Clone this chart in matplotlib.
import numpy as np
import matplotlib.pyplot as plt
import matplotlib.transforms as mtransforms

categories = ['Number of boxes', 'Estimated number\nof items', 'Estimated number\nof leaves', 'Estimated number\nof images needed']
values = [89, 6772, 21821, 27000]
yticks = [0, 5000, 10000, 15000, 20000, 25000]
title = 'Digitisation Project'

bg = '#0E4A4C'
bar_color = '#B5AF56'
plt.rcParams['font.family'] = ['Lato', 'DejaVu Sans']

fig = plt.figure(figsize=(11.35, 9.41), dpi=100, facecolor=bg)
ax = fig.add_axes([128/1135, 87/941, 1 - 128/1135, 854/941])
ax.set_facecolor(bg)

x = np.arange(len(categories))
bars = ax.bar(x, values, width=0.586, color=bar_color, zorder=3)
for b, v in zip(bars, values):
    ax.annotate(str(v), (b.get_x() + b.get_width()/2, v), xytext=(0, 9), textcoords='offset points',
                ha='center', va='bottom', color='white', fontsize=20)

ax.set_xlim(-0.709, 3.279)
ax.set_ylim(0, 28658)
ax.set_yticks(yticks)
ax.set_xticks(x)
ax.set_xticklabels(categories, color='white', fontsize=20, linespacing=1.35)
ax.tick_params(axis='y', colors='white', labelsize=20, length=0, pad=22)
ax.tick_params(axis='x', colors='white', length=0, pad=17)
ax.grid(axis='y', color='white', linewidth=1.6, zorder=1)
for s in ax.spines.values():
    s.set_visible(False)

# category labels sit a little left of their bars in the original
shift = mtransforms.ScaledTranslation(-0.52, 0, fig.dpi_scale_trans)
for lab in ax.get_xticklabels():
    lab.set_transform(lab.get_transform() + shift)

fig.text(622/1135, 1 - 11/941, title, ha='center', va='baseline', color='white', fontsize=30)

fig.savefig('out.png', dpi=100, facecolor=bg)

▶ [Set task]:
Word for word, quote the lines of the material from the first line through the line with "plt.rcParams['font.family'] = ['Lato', 'DejaVu", both ends included.

▶ [Problem solution]:
Clone this chart in matplotlib.
import numpy as np
import matplotlib.pyplot as plt
import matplotlib.transforms as mtransforms

categories = ['Number of boxes', 'Estimated number\nof items', 'Estimated number\nof leaves', 'Estimated number\nof images needed']
values = [89, 6772, 21821, 27000]
yticks = [0, 5000, 10000, 15000, 20000, 25000]
title = 'Digitisation Project'

bg = '#0E4A4C'
bar_color = '#B5AF56'
plt.rcParams['font.family'] = ['Lato', 'DejaVu Sans']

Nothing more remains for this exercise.